'''

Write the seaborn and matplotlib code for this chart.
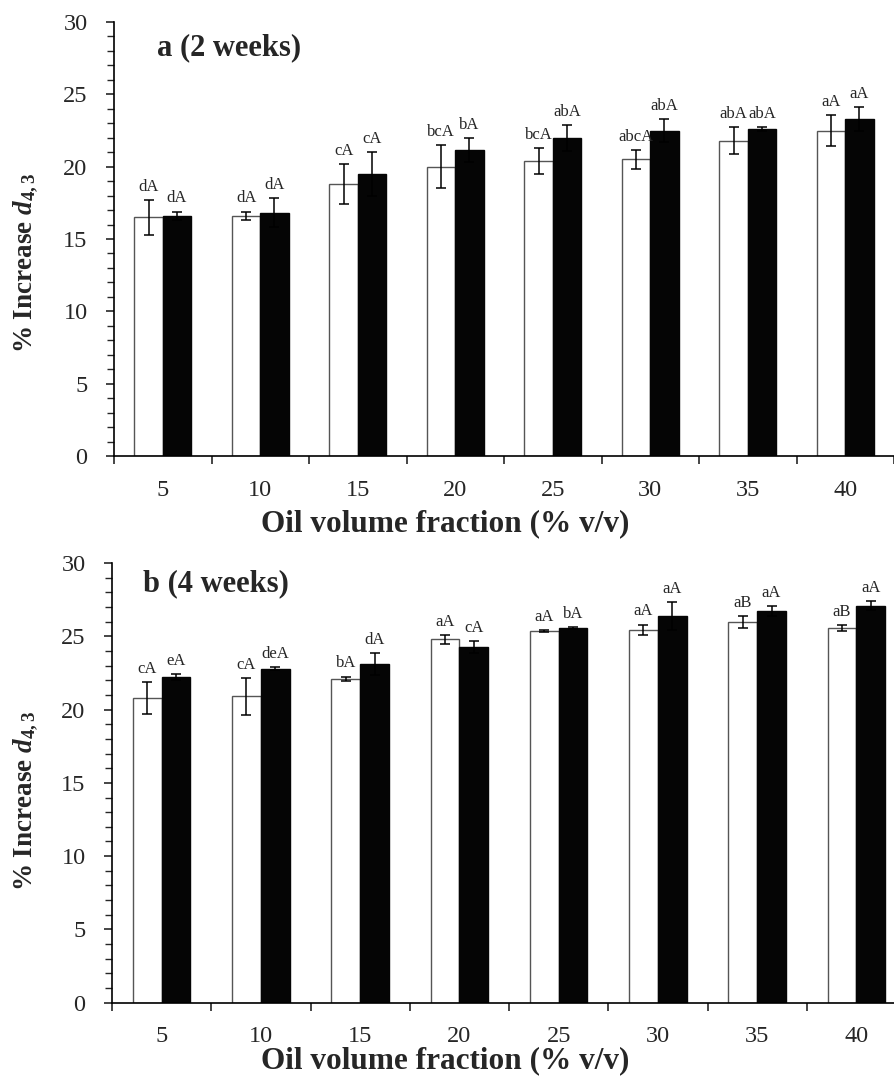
import numpy as np
import pandas as pd
import matplotlib
matplotlib.use("Agg")
import matplotlib.pyplot as plt
import seaborn as sns

# Oil volume fraction categories (% v/v)
oil_fraction = ["5", "10", "15", "20", "25", "30", "35", "40"]
series_names = ["open", "filled"]

# Panel a: 2 weeks
wk2_open = [16.5, 16.6, 18.8, 20.0, 20.4, 20.5, 21.8, 22.5]
wk2_open_err = [1.2, 0.3, 1.4, 1.5, 0.9, 0.65, 0.95, 1.1]
wk2_filled = [16.6, 16.8, 19.5, 21.15, 22.0, 22.5, 22.6, 23.3]
wk2_filled_err = [0.3, 1.0, 1.5, 0.8, 0.9, 0.8, 0.12, 0.8]
wk2_open_letters = ["dA", "dA", "cA", "bcA", "bcA", "abcA", "abA", "aA"]
wk2_filled_letters = ["dA", "dA", "cA", "bA", "abA", "abA", "abA", "aA"]

# Panel b: 4 weeks
wk4_open = [20.8, 20.9, 22.1, 24.8, 25.35, 25.45, 25.95, 25.55]
wk4_open_err = [1.1, 1.25, 0.15, 0.3, 0.05, 0.35, 0.4, 0.2]
wk4_filled = [22.2, 22.8, 23.1, 24.25, 25.55, 26.4, 26.7, 27.1]
wk4_filled_err = [0.2, 0.1, 0.75, 0.4, 0.05, 0.95, 0.35, 0.3]
wk4_open_letters = ["cA", "cA", "bA", "aA", "aA", "aA", "aB", "aB"]
wk4_filled_letters = ["eA", "deA", "dA", "cA", "bA", "aA", "aA", "aA"]

sns.set_style("ticks")
plt.rcParams["font.family"] = ["Liberation Serif", "DejaVu Serif"]
plt.rcParams["mathtext.fontset"] = "custom"
plt.rcParams["mathtext.rm"] = "Liberation Serif:bold"
plt.rcParams["mathtext.bf"] = "Liberation Serif:bold"
plt.rcParams["mathtext.it"] = "Liberation Serif:italic:bold"


def draw_panel(ax, open_vals, open_err, filled_vals, filled_err,
               open_letters, filled_letters, title, title_xy, xlabel_xy, ylabel_xy):
    df = pd.DataFrame({
        "oil": oil_fraction * 2,
        "group": [series_names[0]] * len(oil_fraction) + [series_names[1]] * len(oil_fraction),
        "value": open_vals + filled_vals,
    })
    sns.barplot(data=df, x="oil", y="value", hue="group", order=oil_fraction,
                hue_order=series_names, palette=["white", "#050505"], saturation=1,
                width=0.58, gap=0, errorbar=None, legend=False,
                edgecolor="#555555", linewidth=1.0, ax=ax)
    for bar in ax.containers[1]:
        bar.set_edgecolor("#050505")

    for cont, errs, letters in zip(ax.containers, [open_err, filled_err],
                                   [open_letters, filled_letters]):
        xs = [b.get_x() + b.get_width() / 2 for b in cont]
        hs = [b.get_height() for b in cont]
        ax.errorbar(xs, hs, yerr=errs, fmt="none", ecolor="black",
                    elinewidth=1.1, capsize=3.5, capthick=1.1, zorder=5)
        for x, h, e, lab in zip(xs, hs, errs, letters):
            ax.text(x, h + e + 0.35, lab, ha="center", va="bottom", fontsize=12)

    ax.set_ylim(0, 30)
    ax.set_yticks(range(0, 31, 5))
    ax.set_yticks(range(0, 31, 1), minor=True)
    ax.set_xlim(-0.5, len(oil_fraction) - 0.5)
    ax.set_xticks(np.arange(-0.5, len(oil_fraction), 1.0))
    ax.set_xticklabels([])
    ax.set_xticks(range(len(oil_fraction)), minor=True)
    ax.set_xticklabels(oil_fraction, minor=True)

    ax.tick_params(axis="x", which="major", length=6, width=1.2, direction="out")
    ax.tick_params(axis="x", which="minor", length=0, pad=17, labelsize=17.5)
    ax.tick_params(axis="y", which="major", length=6, width=1.2, pad=13, labelsize=17.5)
    ax.tick_params(axis="y", which="minor", length=5, width=1.0)

    for side in ["top", "right"]:
        ax.spines[side].set_visible(False)
    for side in ["left", "bottom"]:
        ax.spines[side].set_linewidth(1.2)
        ax.spines[side].set_color("black")

    ax.set_xlabel("Oil volume fraction (% v/v)", fontsize=22.5, fontweight="bold")
    ax.xaxis.set_label_coords(*xlabel_xy)
    ax.set_ylabel(r"% Increase $d_{4,3}$", fontsize=19.5, fontweight="bold")
    ax.yaxis.set_label_coords(*ylabel_xy)

    ax.text(title_xy[0], title_xy[1], title, transform=ax.transAxes,
            fontsize=22, fontweight="bold", va="top", ha="left")


fig = plt.figure(figsize=(8.94, 10.78), dpi=100)
ax_a = fig.add_axes([114 / 894, 1 - 456 / 1078, 780 / 894, 434 / 1078])
ax_b = fig.add_axes([112 / 894, 1 - 1002.7 / 1078, 794 / 894, 439.7 / 1078])

draw_panel(ax_a, wk2_open, wk2_open_err, wk2_filled, wk2_filled_err,
           wk2_open_letters, wk2_filled_letters, "a (2 weeks)",
           title_xy=(0.055, 0.975), xlabel_xy=(0.425, -0.122), ylabel_xy=(-0.095, 0.445))
draw_panel(ax_b, wk4_open, wk4_open_err, wk4_filled, wk4_filled_err,
           wk4_open_letters, wk4_filled_letters, "b (4 weeks)",
           title_xy=(0.039, 0.985), xlabel_xy=(0.42, -0.1), ylabel_xy=(-0.091, 0.46))

fig.savefig("out.png", dpi=100)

'''

* [YOUR INSTRUCTIONS]:
Repeat the data exactly in full, omitting its pictures.

* [OUTPUT OF THE TASK]:
Write the seaborn and matplotlib code for this chart.
import numpy as np
import pandas as pd
import matplotlib
matplotlib.use("Agg")
import matplotlib.pyplot as plt
import seaborn as sns

# Oil volume fraction categories (% v/v)
oil_fraction = ["5", "10", "15", "20", "25", "30", "35", "40"]
series_names = ["open", "filled"]

# Panel a: 2 weeks
wk2_open = [16.5, 16.6, 18.8, 20.0, 20.4, 20.5, 21.8, 22.5]
wk2_open_err = [1.2, 0.3, 1.4, 1.5, 0.9, 0.65, 0.95, 1.1]
wk2_filled = [16.6, 16.8, 19.5, 21.15, 22.0, 22.5, 22.6, 23.3]
wk2_filled_err = [0.3, 1.0, 1.5, 0.8, 0.9, 0.8, 0.12, 0.8]
wk2_open_letters = ["dA", "dA", "cA", "bcA", "bcA", "abcA", "abA", "aA"]
wk2_filled_letters = ["dA", "dA", "cA", "bA", "abA", "abA", "abA", "aA"]

# Panel b: 4 weeks
wk4_open = [20.8, 20.9, 22.1, 24.8, 25.35, 25.45, 25.95, 25.55]
wk4_open_err = [1.1, 1.25, 0.15, 0.3, 0.05, 0.35, 0.4, 0.2]
wk4_filled = [22.2, 22.8, 23.1, 24.25, 25.55, 26.4, 26.7, 27.1]
wk4_filled_err = [0.2, 0.1, 0.75, 0.4, 0.05, 0.95, 0.35, 0.3]
wk4_open_letters = ["cA", "cA", "bA", "aA", "aA", "aA", "aB", "aB"]
wk4_filled_letters = ["eA", "deA", "dA", "cA", "bA", "aA", "aA", "aA"]

sns.set_style("ticks")
plt.rcParams["font.family"] = ["Liberation Serif", "DejaVu Serif"]
plt.rcParams["mathtext.fontset"] = "custom"
plt.rcParams["mathtext.rm"] = "Liberation Serif:bold"
plt.rcParams["mathtext.bf"] = "Liberation Serif:bold"
plt.rcParams["mathtext.it"] = "Liberation Serif:italic:bold"


def draw_panel(ax, open_vals, open_err, filled_vals, filled_err,
               open_letters, filled_letters, title, title_xy, xlabel_xy, ylabel_xy):
    df = pd.DataFrame({
        "oil": oil_fraction * 2,
        "group": [series_names[0]] * len(oil_fraction) + [series_names[1]] * len(oil_fraction),
        "value": open_vals + filled_vals,
    })
    sns.barplot(data=df, x="oil", y="value", hue="group", order=oil_fraction,
                hue_order=series_names, palette=["white", "#050505"], saturation=1,
                width=0.58, gap=0, errorbar=None, legend=False,
                edgecolor="#555555", linewidth=1.0, ax=ax)
    for bar in ax.containers[1]:
        bar.set_edgecolor("#050505")

    for cont, errs, letters in zip(ax.containers, [open_err, filled_err],
                                   [open_letters, filled_letters]):
        xs = [b.get_x() + b.get_width() / 2 for b in cont]
        hs = [b.get_height() for b in cont]
        ax.errorbar(xs, hs, yerr=errs, fmt="none", ecolor="black",
                    elinewidth=1.1, capsize=3.5, capthick=1.1, zorder=5)
        for x, h, e, lab in zip(xs, hs, errs, letters):
            ax.text(x, h + e + 0.35, lab, ha="center", va="bottom", fontsize=12)

    ax.set_ylim(0, 30)
    ax.set_yticks(range(0, 31, 5))
    ax.set_yticks(range(0, 31, 1), minor=True)
    ax.set_xlim(-0.5, len(oil_fraction) - 0.5)
    ax.set_xticks(np.arange(-0.5, len(oil_fraction), 1.0))
    ax.set_xticklabels([])
    ax.set_xticks(range(len(oil_fraction)), minor=True)
    ax.set_xticklabels(oil_fraction, minor=True)

    ax.tick_params(axis="x", which="major", length=6, width=1.2, direction="out")
    ax.tick_params(axis="x", which="minor", length=0, pad=17, labelsize=17.5)
    ax.tick_params(axis="y", which="major", length=6, width=1.2, pad=13, labelsize=17.5)
    ax.tick_params(axis="y", which="minor", length=5, width=1.0)

    for side in ["top", "right"]:
        ax.spines[side].set_visible(False)
    for side in ["left", "bottom"]:
        ax.spines[side].set_linewidth(1.2)
        ax.spines[side].set_color("black")

    ax.set_xlabel("Oil volume fraction (% v/v)", fontsize=22.5, fontweight="bold")
    ax.xaxis.set_label_coords(*xlabel_xy)
    ax.set_ylabel(r"% Increase $d_{4,3}$", fontsize=19.5, fontweight="bold")
    ax.yaxis.set_label_coords(*ylabel_xy)

    ax.text(title_xy[0], title_xy[1], title, transform=ax.transAxes,
            fontsize=22, fontweight="bold", va="top", ha="left")


fig = plt.figure(figsize=(8.94, 10.78), dpi=100)
ax_a = fig.add_axes([114 / 894, 1 - 456 / 1078, 780 / 894, 434 / 1078])
ax_b = fig.add_axes([112 / 894, 1 - 1002.7 / 1078, 794 / 894, 439.7 / 1078])

draw_panel(ax_a, wk2_open, wk2_open_err, wk2_filled, wk2_filled_err,
           wk2_open_letters, wk2_filled_letters, "a (2 weeks)",
           title_xy=(0.055, 0.975), xlabel_xy=(0.425, -0.122), ylabel_xy=(-0.095, 0.445))
draw_panel(ax_b, wk4_open, wk4_open_err, wk4_filled, wk4_filled_err,
           wk4_open_letters, wk4_filled_letters, "b (4 weeks)",
           title_xy=(0.039, 0.985), xlabel_xy=(0.42, -0.1), ylabel_xy=(-0.091, 0.46))

fig.savefig("out.png", dpi=100)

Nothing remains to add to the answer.